My children’s lives are the epitome of what I consider paradise. They want for nothing. Both of them have enough toys to enjoy, but not enough to miss out on the blessings of boredom or need to develop their imagination. They eat their favourite meals and grow with the loving guidance of not one, but both parents.
Yet, if you were to talk with my youngest today, you would be convinced that his world was in a downward spiral of karmic condemnation. New Super Mario Bros World 8 was impossible. He was called to do his homework when Bowser was about to bow down and concede defeat. Super Mario would have won the prize that he had worked for weeks to achieve – a kiss from Princess Peach.

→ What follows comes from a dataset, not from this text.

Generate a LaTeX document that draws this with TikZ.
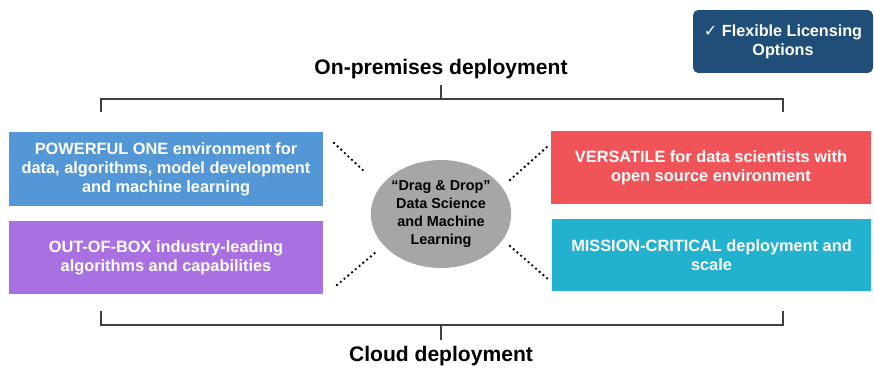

What kind of parent was I to have interrupted the greatest priority the world has known -- At least, World 8 has known?!
Homework was completed using angry-looking letters; cartoon smoke rose from his ears. His picture was coloured-in like he held the pencils by his toes.
The whole morning played out in this fashion. By the time he left for school, the normal pain in my heart born of missing him was replaced by relief, that he could get past his own self-created drama and enjoy his day at school.
Children can be forgiven for making a tranquil moment feel as if the fate of the world depended on it. But when adults share the same attitude, we enter road rage and waiter-abuse territory.
Anyone can turn an otherwise perfect day into a tense, incongruous series of activities performed against a clock that ticks too fast.
Somebody who doesn’t deliberately throw his spanner into the workings of the great machine, however, is His Holiness the Dalai Lama. Imagine him grumbling to his minders that his orange robe is not orange enough, or his toothpaste tube is empty when it should be holy full.
He once observed that 95% of our problems are created by us. The other 5% are real problems. Considering that this man comes from a country that no longer exists, lives in exile, hears about the suffering of his people daily, and is still happy – I lean towards believing him.
Do I hear a collective sigh of agreement?
Yes. My day might have been better if I didn’t shout at the guy with a disabled sticker on his car, who took the best parking spot. Or at the little old lady who walked slowly across the street. Maybe I didn’t have to yell at the sad, three-legged dog who pee’d on my flower plant. *
What if I decided that everyone was just doing their best that day; the old lady really couldn’t run fast like I had demanded, and the dog may have simply wanted to celebrate over the only beauty that he saw on his sad day.
No, we don’t all behave all of the time. We sometimes feel entitled, which is a place absent of gratitude.
But I definitely could choose to be a person who no longer bats for the unconscious, reactionary team of humanity. It doesn’t start out there. Humanity has always tried to change its ways by looking out there for a solution.
Maybe it begins with me.
* Of course, as a Presidentess I never really did those awful things to the handicapped driver, old lady and sad dog. I made those events up to illustrate my message.